基準値を超えた残留農薬が検出された数は中国産のものが多かったのですが、そもそも輸入された量が他国に比べてずば抜けて多かったために、検出された割合は他国のものと変わらなかったということです。

 

コロナウイルスに対する報道についても、分母を無視した乱暴なものが目立ちます。

たとえば感染者数。

感染者数は新規の人数がプラスされていくので、数字はどんどん増えていきます。

しかし、感染者の中には無症状や軽症の人もおり、回復した人もいるので、感染者数が現在の新型コロナウイルスの実態を表しているわけではありません。

しかし、数が多いほうがインパクトが強いせいか、マスコミはただ人数の増加を強調するだけです。

たとえば致死率。

4月28日現在、感染者数が13,576人、死者が376人なので、致死率は2.7%となります。

テレビは、致死率の高さを言う一方で、そもそもPCR検査数が少ないので感染者数が故意に抑えられている、市中には無症状の感染者が多くいるようなのが怖い、と言い立てます。

しかし、もし実際の感染者数が10倍いるとしたら、致死率はぐっと下がることになります。

 

また、具体的な症状についても、重い事例、亡くなった事例については詳しく報道されますが、8割を占める軽症者を含めた全体的な状況については伝わってきません。

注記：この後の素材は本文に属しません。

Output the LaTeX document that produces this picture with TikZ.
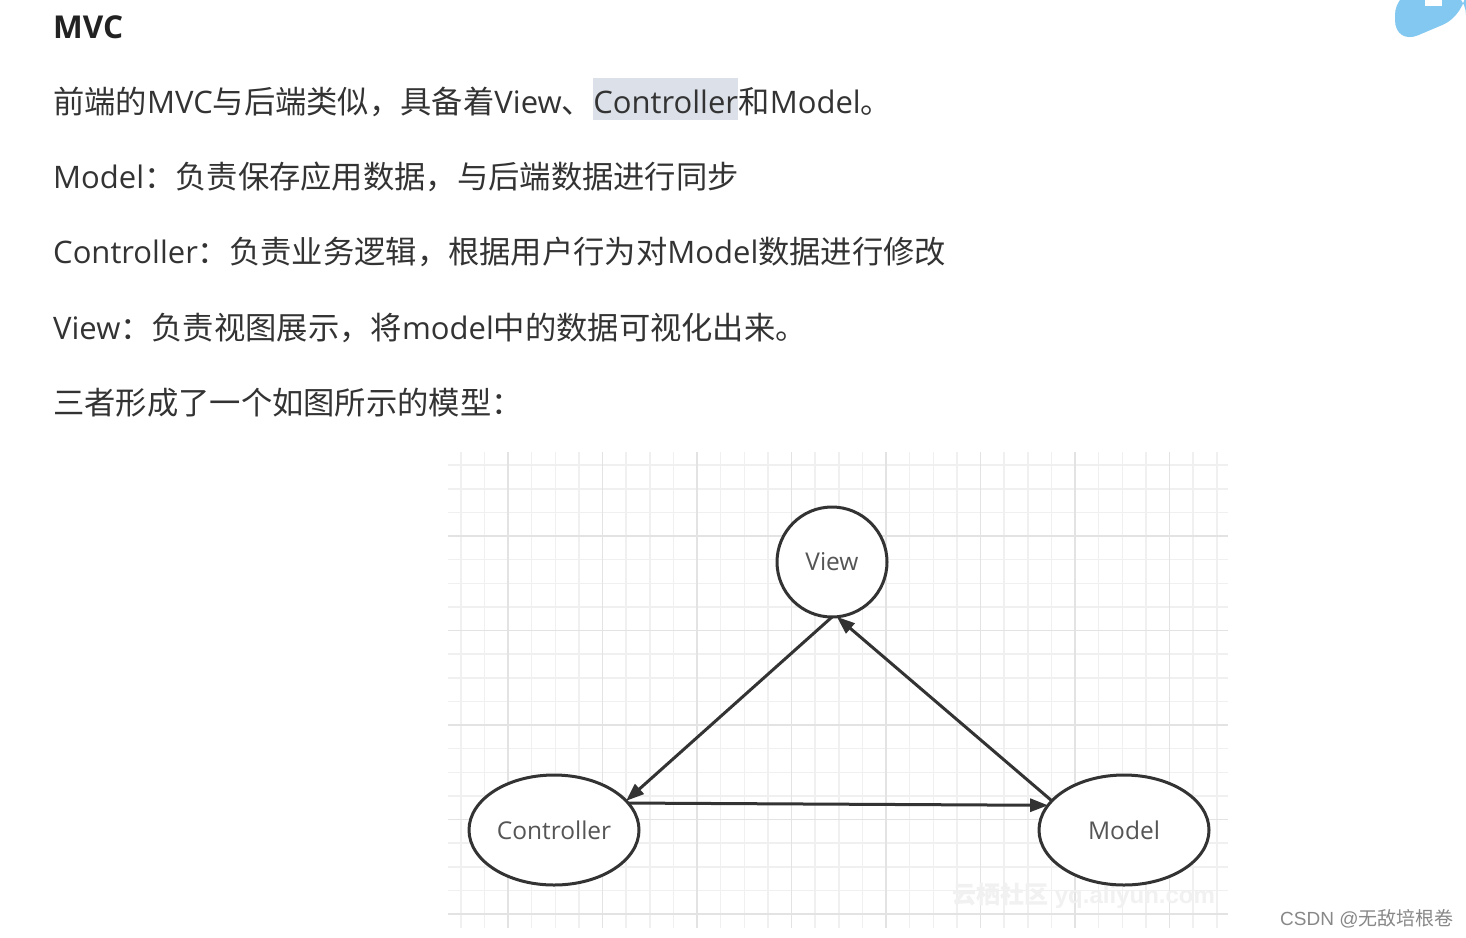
\documentclass[tikz,border=0pt]{standalone}
\usepackage{fontspec}
\setmainfont{Open Sans}
\newfontfamily\cjk{Noto Sans CJK SC}
\newfontfamily\arialf{Liberation Sans}
\usetikzlibrary{shapes.geometric,arrows.meta}
\definecolor{bodytext}{HTML}{333333}
\definecolor{headtext}{HTML}{222222}
\definecolor{hilite}{HTML}{DCE1E9}
\definecolor{gridmin}{HTML}{F0F0F0}
\definecolor{gridmaj}{HTML}{E3E3E3}
\definecolor{edgecol}{HTML}{333333}
\definecolor{nodetext}{HTML}{555555}
\definecolor{tabblue}{HTML}{82C8F0}
\definecolor{wmark}{HTML}{F1F1F1}
\definecolor{csdn}{HTML}{888888}
\newcommand{\zh}[1]{{\cjk\fontsize{31.3}{36}\selectfont #1}}
\newcommand{\zhs}[1]{{\cjk #1}}
\tikzset{
  line/.style={anchor=base west, inner sep=0pt, text=bodytext, font=\fontsize{31}{36}\selectfont},
  gminor/.style={draw=gridmin, line width=1.5pt},
  gmajor/.style={draw=gridmaj, line width=1.5pt},
  circnode/.style={circle, draw=edgecol, line width=3pt, fill=white, minimum size=110pt, inner sep=0pt, outer sep=0pt, text=nodetext, font=\fontsize{24.5}{28}\selectfont},
  ellnode/.style={ellipse, draw=edgecol, line width=3pt, fill=white, minimum width=170pt, minimum height=110pt, inner sep=0pt, outer sep=0pt, text=nodetext, font=\fontsize{24.5}{28}\selectfont},
  arr/.style={draw=edgecol, line width=3pt, -{Triangle[length=18pt,width=13pt]}}
}
\begin{document}
\begin{tikzpicture}[x=1pt,y=-1pt]
\useasboundingbox (0,0) rectangle (1466,937);
\fill[white] (0,0) rectangle (1466,937);
% top-right blue tab
\fill[tabblue, rounded corners=25pt] (1395,-10) -- (1395,45) -- (1466,15) -- (1466,-10) -- cycle;
\fill[white] (1425,0) rectangle (1442,6);
% heading
\node[anchor=base west, inner sep=0pt, text=headtext, font=\bfseries\fontsize{31.5}{36}\selectfont] (head) at (53,38) {MVC};
% line 1 with highlighted word
\node[line] (l1a) at (53,113) {\zh{前端的}MVC\zh{与后端类似，具备着}View\zh{、}};
\node[line, fill=hilite, text height=35pt, text depth=7pt] (l1b) at (l1a.base east) {Controller};
\node[line] (l1c) at (l1b.base east) {\zh{和}Model\zh{。}};
\node[line] (l2) at (53,188) {Model\zh{：负责保存应用数据，与后端数据进行同步}};
\node[line] (l3) at (53,263.5) {Controller\zh{：负责业务逻辑，根据用户行为对}Model\zh{数据进行修改}};
\node[line] (l4) at (53,339) {View\zh{：负责视图展示，将}model\zh{中的数据可视化出来。}};
\node[line] (l5) at (53,414) {\zh{三者形成了一个如图所示的模型：}};
% grid
\foreach \k in {-2,...,30} \draw[gminor] ({508+23.625*\k},452) -- ({508+23.625*\k},928);
\foreach \k in {-3,...,16} \draw[gminor] (448,{536+23.625*\k}) -- (1228,{536+23.625*\k});
\foreach \k in {0,...,7} \draw[gmajor] ({508+94.5*\k},452) -- ({508+94.5*\k},928);
\foreach \k in {0,...,4} \draw[gmajor] (448,{536+94.5*\k}) -- (1228,{536+94.5*\k});
% watermark
\node[anchor=base west, inner sep=0pt, text=wmark, font=\arialf\bfseries\fontsize{24}{28}\selectfont] (wm) at (952,903) {\zhs{云栖社区} yq.aliyun.com};
% nodes
\node[circnode] (view) at (832,562) {View};
\node[ellnode] (ctrl) at (554,830) {Controller};
\node[ellnode] (model) at (1124,830) {Model};
% connectors
\draw[arr] (view.-90) -- (ctrl.22);
\draw[arr] (model.158) -- (view.-85);
\draw[arr] (ctrl.20) -- (model.162);
% footer
\node[anchor=base west, inner sep=0pt, text=csdn, font=\arialf\fontsize{19}{22}\selectfont] (foot) at (1280,925) {CSDN @\zhs{无敌培根卷}};
\end{tikzpicture}
\end{document}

分母の全体を確認するのは大変ですし、大変な事例のほうが視聴者の興味を引くのであえて分母を無視している部分もあるでしょう。

 

そうであればなおさら、報道から抜け落ちている部分、全体像を、不完全ながらも知ろうとする努力が、一人一人に求められているのではないでしょうか。

 

生きることはそのものがリスクである

 

どんなものであれ、食べるものには必ず何らかのリスクがあります。食べたものが消化分解されてエネルギーに変わってゆく過程では、必ず活性酸素が発生し、DNAや各種重要分子を傷つけてしまいます。

食事をするということは、いってみれば、生きるために必要な栄養やエネルギーをとり入れる一方で、少しずつ与えられた命を削っていく過程でもあるのです。もちろん、食べずに生きていくことができるわけもありませんから、これは生命に与えられた宿命に他なりませんが。

 

新型コロナウイルスは怖いですし、終息に向けては社会全体で取り組んでいくことが不可欠です。

ただ、そもそも生まれてきたということは、すなわち死ぬことを運命づけられたということなんですよね。

新型コロナウイルスで死ぬよりも、交通事故で死ぬ確率のほうが高いかもしれません。

新型コロナウイルスの死者は376人ですが、2020年は3月末までに4,749人の自殺者が出ています。 (警察庁Webサイトによる)

 

新型コロナウイルスについては、誰かを責めたり、やみくもに恐れたりするのではなく、その時点で可能な信頼に足る情報を集め、自分でリスクを判断して行動する。

そして、私たちはいつかは死ぬ存在なのだから、悔いのないように毎日をできるかぎり大切にしていく。

コロナショックという体験は、そういうことを改めて考えさせてくれた、貴重な経験かもしれません。